Authorities say they have made numerous arrests in an effort to combat the spike in bicycle thefts in Arlington County.
One man, 42-year-old Michael Cullen, of no fixed address, this month was handed a 12-year jail sentence after pleading guilty to eight counts of grand larceny with intent to sell and one count of possession of burglarious tools. Four years will be shaved off if restitution is paid, according to a news release.
“In Arlington, we have the ability to prosecute all types of cases,” Commonwealth's Attorney Theo Stamos said in a statement. “Protecting the property of residents is of the upmost importance and thieves such as Michael Cullen will be prosecuted to the fullest.”

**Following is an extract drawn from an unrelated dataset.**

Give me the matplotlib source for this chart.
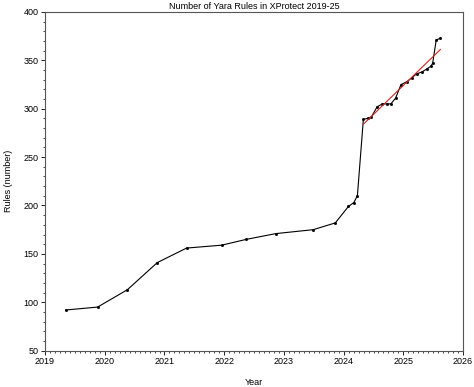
import numpy as np
import matplotlib
matplotlib.use("Agg")
from matplotlib import pyplot as plt
from matplotlib.ticker import MultipleLocator

plt.rcParams["font.family"] = ["Liberation Sans", "DejaVu Sans"]

# ---- data (decimal years, rule counts) ----
year = [2019.35, 2019.88, 2020.38, 2020.88, 2021.37, 2021.96, 2022.37, 2022.87,
        2023.49, 2023.86, 2024.08, 2024.17, 2024.23, 2024.33, 2024.40, 2024.46,
        2024.56, 2024.65, 2024.72, 2024.79, 2024.87, 2024.96, 2025.06, 2025.14,
        2025.22, 2025.31, 2025.39, 2025.46, 2025.49, 2025.55, 2025.62]
rules = [92, 95, 113, 141, 156, 159, 165, 171,
         175, 182, 199, 203, 210, 289, 290, 291,
         302, 305, 305, 305, 311, 325, 328, 332,
         336, 338, 341, 344, 347, 371, 373]

# trend over the 2024-25 jump onwards
fit_start = 13
year = np.array(year)
rules = np.array(rules)
coef = np.polyfit(year[fit_start:], rules[fit_start:], 1)
fit_x = np.array([year[fit_start], year[-1]])
fit_y = np.polyval(coef, fit_x)

fig = plt.figure(figsize=(4.74, 3.87), dpi=100)
ax = fig.add_axes([0.095, 0.094, 0.882, 0.875])

ax.plot(year, rules, color="black", lw=0.8, marker="s", ms=1.0)
ax.plot(fit_x, fit_y, color="#d62020", lw=0.8)

ax.set_xlim(2019, 2026)
ax.set_ylim(50, 400)
ax.xaxis.set_major_locator(MultipleLocator(1))
ax.xaxis.set_minor_locator(MultipleLocator(1 / 12))
ax.yaxis.set_major_locator(MultipleLocator(50))
ax.yaxis.set_minor_locator(MultipleLocator(10))
ax.xaxis.set_major_formatter(matplotlib.ticker.FormatStrFormatter("%d"))
ax.tick_params(which="major", direction="out", length=3, width=0.6, labelsize=6.5, pad=1.5)
ax.tick_params(which="minor", direction="out", length=1.5, width=0.5)
for s in ax.spines.values():
    s.set_linewidth(0.8)
    s.set_color("#555555")

ax.set_xlabel("Year", fontsize=6.5, labelpad=9)
ax.set_ylabel("Rules (number)", fontsize=6.5, labelpad=8)
ax.set_title("Number of Yara Rules in XProtect 2019-25", fontsize=6.5, pad=2)

fig.savefig("out.png", dpi=100)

In July, 67 bicycles were reported stolen — the highest number of incidents reported in a single month in the past three years by 21 cases.
Between June 1 and Aug. 5, a total of 126 bicycles were reported stolen — a combined loss of $98,127, according to a graphic police are distributing.
Most bikes are stolen between 10 a.m. and 4 p.m. Most thefts occur on Wednesdays, Thursdays and Fridays, and Clarendon is the No. 1 area where bikes are likely to be stolen, according to police.
Arlington police have been working with law enforcement in neighboring jurisdictions to combat the trend.
The arrests in Arlington, according to a news release, include:
Aldrick Johnson, who pleaded guilty to two charges and was sentenced to four years, three suspended. Police say he was observed on video trying to break into an apartment building.
Ositafimma Emegbuism, Johnson’s co-defendant, pleaded guilty to unlawful entry and received six months.
John Sears was apprehended after a resident observed him tampering with a bicycle inside of a parking garage, according to police. Investigators found Sears with a stolen bicycle in his possession not far from the incident. Warrants for numerous charges have been obtained, police say.
Irvin Coleman was identified as a suspect in multiple bike thefts in Arlington, Fairfax, and Alexandria after pawning multiple bikes on separate occasions. Police charged him in connection with a bike theft incident at Ballston Common Mall. He eluded authorities for some time but has now been arrested. Coleman is being held in Fairfax on no bond. His first court appearance for his Arlington charges is Thursday.
Howard Montgomery was stopped after an officer observed him riding one bike while rolling a second beside him, according to police. He admitted that the bikes did not belong to him, investigators say. Indictments are pending.
Five juveniles involved with bike thefts from Thomas Jefferson High School for Science and Technology in Alexandria have been identified and prosecuted. Four have been sentenced so far, according to police.